3. Audit systématique des flux miniers et commerciaux, avec l’appui d’organismes indépendants, pour lutter contre la captation illicite.
4. Négociation d’un Protocole Additionnel imposant des pénalités financières en cas de violation de l’accord, à l’image des pratiques commerciales internationales.
5. Conditionnalité stricte de la réintégration des ex-combattants, basée sur la loyauté républicaine, l’absence de crimes de guerre et le respect du cadre constitutionnel.

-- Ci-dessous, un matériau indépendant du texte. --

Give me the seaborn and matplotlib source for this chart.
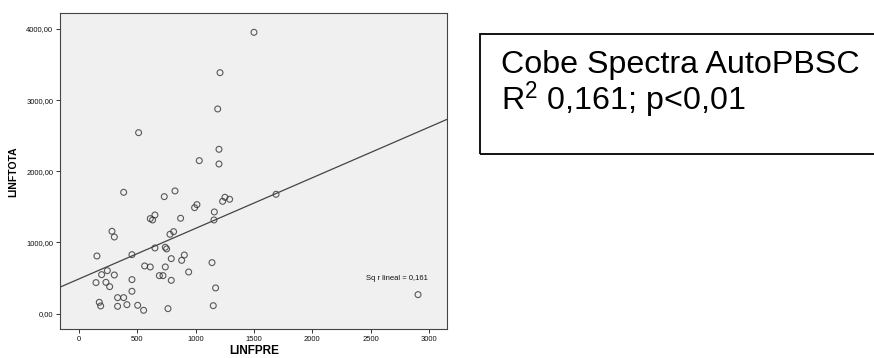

6. Soutien massif au secteur privé congolais, pour qu’il soit acteur principal des projets conjoints, et non simple spectateur ou sous-traitant des intérêts étrangers.
Conclusion : Paix ou dépendance ? Le verdict appartient à la RDC
L’accord de Washington est une opportunité, mais pas un cadeau. Il offre un cadre, mais la RDC doit en faire un levier, non une camisole. La paix a un coût, mais la dépendance en a un bien plus lourd. C’est désormais une bataille de gouvernance, d’intelligence économique et de fermeté diplomatique.
L’histoire jugera non pas ceux qui ont signé l’accord, mais ceux qui auront su en faire un instrument de souveraineté, de prospérité et de dignité pour le peuple congolais.